> _Requirements_: Drop all images and give the records again exactly.

> _Provided data_:
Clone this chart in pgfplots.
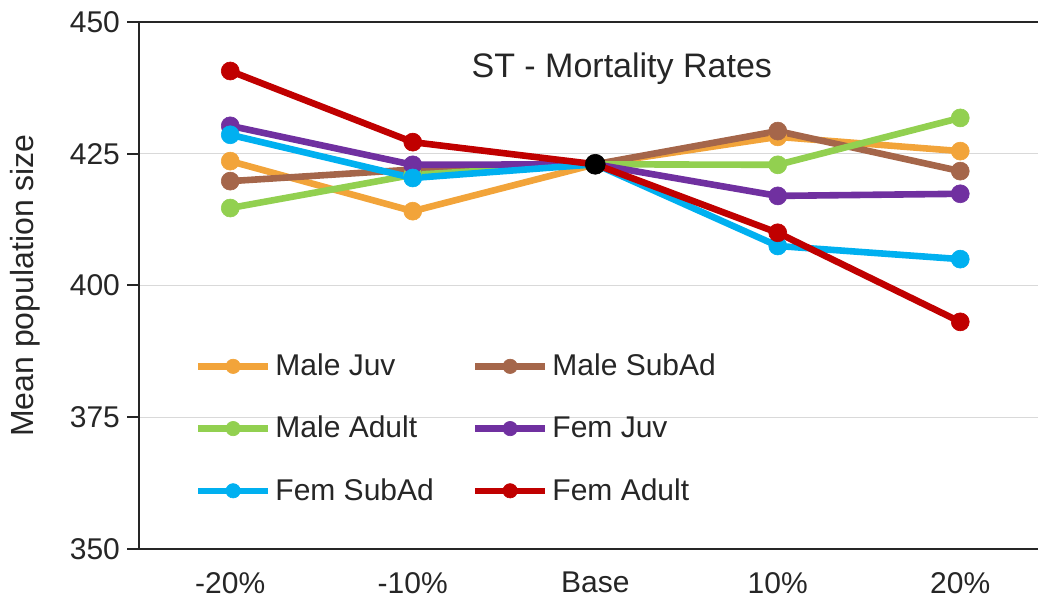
\documentclass[border=0pt]{standalone}
\usepackage{fontspec}
\setmainfont{Liberation Sans}
\usepackage{pgfplots}
\pgfplotsset{compat=1.18}
\definecolor{cMJ}{HTML}{F2A43A}
\definecolor{cMS}{HTML}{A5664A}
\definecolor{cMA}{HTML}{92D050}
\definecolor{cFJ}{HTML}{7030A0}
\definecolor{cFS}{HTML}{00B0F0}
\definecolor{cFA}{HTML}{C00000}
\definecolor{txt}{HTML}{262626}
\begin{document}
\begin{tikzpicture}
\begin{axis}[
  scale only axis, width=449.5pt, height=263.5pt,
  xmin=-0.5, xmax=4.426, ymin=350, ymax=450,
  xtick={0,1,2,3,4}, xticklabels={-20\%,-10\%,Base,10\%,20\%},
  ytick={350,375,400,425},
  extra y ticks={450},
  extra y tick style={grid=major, major grid style={txt, line width=1pt}},
  /pgf/number format/assume math mode=true,
  axis x line*=bottom, axis y line*=left,
  axis line style={-, txt, line width=1pt},
  tick align=outside, major tick length=6pt,
  ytick style={txt, line width=1pt},
  xtick style={draw=none},
  ymajorgrids, grid style={gray!30, line width=0.7pt},
  tick label style={font=\fontsize{15}{18}\selectfont, text=txt},
  xticklabel style={yshift=-2pt},
  ylabel={Mean population size},
  ylabel style={at={(axis description cs:-0.127,0.5)}, anchor=center, font=\fontsize{16}{19}\selectfont, text=txt},
  every axis plot/.append style={line width=3.3pt, mark=*, mark size=4.5pt, mark options={solid, line width=0.3pt}},
  legend columns=2,
  legend style={draw=none, fill=none, at={(axis description cs:0.055,0.386)}, anchor=north west,
    font=\fontsize{15}{18}\selectfont, text=txt, row sep=14.75pt,
    nodes={inner xsep=2pt},
    /tikz/every even column/.append style={column sep=17pt},
    /tikz/every odd column/.append style={column sep=0pt}},
  legend cell align=left,
  legend image code/.code={\draw[mark repeat=2,mark phase=2,mark size=3.6pt] plot coordinates {(0pt,0pt) (17.5pt,0pt) (35pt,0pt)};},
]
\addplot[cMJ] coordinates {(0,423.6) (1,414.1) (2,423) (3,428.2) (4,425.5)};
\addlegendentry{Male Juv}
\addplot[cMS] coordinates {(0,419.8) (1,422.0) (2,423) (3,429.3) (4,421.7)};
\addlegendentry{Male SubAd}
\addplot[cMA] coordinates {(0,414.7) (1,421.0) (2,423) (3,422.9) (4,431.8)};
\addlegendentry{Male Adult}
\addplot[cFJ] coordinates {(0,430.3) (1,422.9) (2,423) (3,417.0) (4,417.4)};
\addlegendentry{Fem Juv}
\addplot[cFS] coordinates {(0,428.6) (1,420.4) (2,423) (3,407.5) (4,405.0)};
\addlegendentry{Fem SubAd}
\addplot[cFA] coordinates {(0,440.7) (1,427.2) (2,423) (3,410.0) (4,393.1)};
\addlegendentry{Fem Adult}
\addplot[forget plot, only marks, mark=*, mark size=5pt, black] coordinates {(2,423)};
\node[font=\fontsize{17}{20}\selectfont, text=txt] at (rel axis cs:0.537,0.912) {ST - Mortality Rates};
\end{axis}
\pgfresetboundingbox
\path (-69.5pt,-27pt) rectangle (449.5pt,274.5pt);
\end{tikzpicture}
\end{document}
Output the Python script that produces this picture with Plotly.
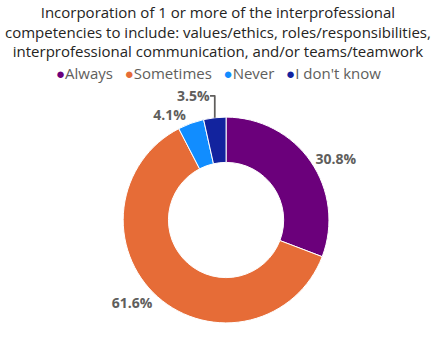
import plotly.graph_objects as go

categories = ["Always", "Sometimes", "Never", "I don't know"]
values = [30.8, 61.6, 4.1, 3.5]
colors = ["#6B007B", "#E66C37", "#118DFF", "#12239E"]
title_text = ("Incorporation of 1 or more of the interprofessional<br>"
              "competencies to include: values/ethics, roles/responsibilities,<br>"
              "interprofessional communication, and/or teams/teamwork")

FONT = "Segoe UI, Open Sans, sans-serif"

fig = go.Figure()
fig.add_trace(go.Pie(
    labels=categories, values=values, sort=False, direction="clockwise", rotation=0,
    hole=0.56, marker=dict(colors=colors, line=dict(color="white", width=1)),
    texttemplate="<b>%{value:.1f}%</b>", textposition="outside",
    textfont=dict(family=FONT, size=14, color="#605E5C"),
    showlegend=False, domain=dict(x=[0.282, 0.755], y=[0.093, 0.671]),
    hoverinfo="label+percent",
))

legend_text = "   ".join(
    f"<span style='color:{col}'>●</span>{c}" for c, col in zip(categories, colors)
)

fig.update_layout(
    width=436, height=356, margin=dict(l=0, r=0, t=0, b=0),
    paper_bgcolor="white", plot_bgcolor="white", showlegend=False,
    annotations=[
        dict(text=title_text, x=0.5, y=1.0, xref="paper", yref="paper",
             xanchor="center", yanchor="top", showarrow=False, align="center",
             font=dict(family=FONT, size=15, color="#252423")),
        dict(text=legend_text, x=0.5, y=0.795, xref="paper", yref="paper",
             xanchor="center", yanchor="middle", showarrow=False,
             font=dict(family=FONT, size=15, color="#605E5C")),
    ],
)
fig.write_html("out.html")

> _Complete output_:
Clone this chart in pgfplots.
\documentclass[border=0pt]{standalone}
\usepackage{fontspec}
\setmainfont{Liberation Sans}
\usepackage{pgfplots}
\pgfplotsset{compat=1.18}
\definecolor{cMJ}{HTML}{F2A43A}
\definecolor{cMS}{HTML}{A5664A}
\definecolor{cMA}{HTML}{92D050}
\definecolor{cFJ}{HTML}{7030A0}
\definecolor{cFS}{HTML}{00B0F0}
\definecolor{cFA}{HTML}{C00000}
\definecolor{txt}{HTML}{262626}
\begin{document}
\begin{tikzpicture}
\begin{axis}[
  scale only axis, width=449.5pt, height=263.5pt,
  xmin=-0.5, xmax=4.426, ymin=350, ymax=450,
  xtick={0,1,2,3,4}, xticklabels={-20\%,-10\%,Base,10\%,20\%},
  ytick={350,375,400,425},
  extra y ticks={450},
  extra y tick style={grid=major, major grid style={txt, line width=1pt}},
  /pgf/number format/assume math mode=true,
  axis x line*=bottom, axis y line*=left,
  axis line style={-, txt, line width=1pt},
  tick align=outside, major tick length=6pt,
  ytick style={txt, line width=1pt},
  xtick style={draw=none},
  ymajorgrids, grid style={gray!30, line width=0.7pt},
  tick label style={font=\fontsize{15}{18}\selectfont, text=txt},
  xticklabel style={yshift=-2pt},
  ylabel={Mean population size},
  ylabel style={at={(axis description cs:-0.127,0.5)}, anchor=center, font=\fontsize{16}{19}\selectfont, text=txt},
  every axis plot/.append style={line width=3.3pt, mark=*, mark size=4.5pt, mark options={solid, line width=0.3pt}},
  legend columns=2,
  legend style={draw=none, fill=none, at={(axis description cs:0.055,0.386)}, anchor=north west,
    font=\fontsize{15}{18}\selectfont, text=txt, row sep=14.75pt,
    nodes={inner xsep=2pt},
    /tikz/every even column/.append style={column sep=17pt},
    /tikz/every odd column/.append style={column sep=0pt}},
  legend cell align=left,
  legend image code/.code={\draw[mark repeat=2,mark phase=2,mark size=3.6pt] plot coordinates {(0pt,0pt) (17.5pt,0pt) (35pt,0pt)};},
]
\addplot[cMJ] coordinates {(0,423.6) (1,414.1) (2,423) (3,428.2) (4,425.5)};
\addlegendentry{Male Juv}
\addplot[cMS] coordinates {(0,419.8) (1,422.0) (2,423) (3,429.3) (4,421.7)};
\addlegendentry{Male SubAd}
\addplot[cMA] coordinates {(0,414.7) (1,421.0) (2,423) (3,422.9) (4,431.8)};
\addlegendentry{Male Adult}
\addplot[cFJ] coordinates {(0,430.3) (1,422.9) (2,423) (3,417.0) (4,417.4)};
\addlegendentry{Fem Juv}
\addplot[cFS] coordinates {(0,428.6) (1,420.4) (2,423) (3,407.5) (4,405.0)};
\addlegendentry{Fem SubAd}
\addplot[cFA] coordinates {(0,440.7) (1,427.2) (2,423) (3,410.0) (4,393.1)};
\addlegendentry{Fem Adult}
\addplot[forget plot, only marks, mark=*, mark size=5pt, black] coordinates {(2,423)};
\node[font=\fontsize{17}{20}\selectfont, text=txt] at (rel axis cs:0.537,0.912) {ST - Mortality Rates};
\end{axis}
\pgfresetboundingbox
\path (-69.5pt,-27pt) rectangle (449.5pt,274.5pt);
\end{tikzpicture}
\end{document}
Output the Python script that produces this picture with Plotly.
import plotly.graph_objects as go

categories = ["Always", "Sometimes", "Never", "I don't know"]
values = [30.8, 61.6, 4.1, 3.5]
colors = ["#6B007B", "#E66C37", "#118DFF", "#12239E"]
title_text = ("Incorporation of 1 or more of the interprofessional<br>"
              "competencies to include: values/ethics, roles/responsibilities,<br>"
              "interprofessional communication, and/or teams/teamwork")

FONT = "Segoe UI, Open Sans, sans-serif"

fig = go.Figure()
fig.add_trace(go.Pie(
    labels=categories, values=values, sort=False, direction="clockwise", rotation=0,
    hole=0.56, marker=dict(colors=colors, line=dict(color="white", width=1)),
    texttemplate="<b>%{value:.1f}%</b>", textposition="outside",
    textfont=dict(family=FONT, size=14, color="#605E5C"),
    showlegend=False, domain=dict(x=[0.282, 0.755], y=[0.093, 0.671]),
    hoverinfo="label+percent",
))

legend_text = "   ".join(
    f"<span style='color:{col}'>●</span>{c}" for c, col in zip(categories, colors)
)

fig.update_layout(
    width=436, height=356, margin=dict(l=0, r=0, t=0, b=0),
    paper_bgcolor="white", plot_bgcolor="white", showlegend=False,
    annotations=[
        dict(text=title_text, x=0.5, y=1.0, xref="paper", yref="paper",
             xanchor="center", yanchor="top", showarrow=False, align="center",
             font=dict(family=FONT, size=15, color="#252423")),
        dict(text=legend_text, x=0.5, y=0.795, xref="paper", yref="paper",
             xanchor="center", yanchor="middle", showarrow=False,
             font=dict(family=FONT, size=15, color="#605E5C")),
    ],
)
fig.write_html("out.html")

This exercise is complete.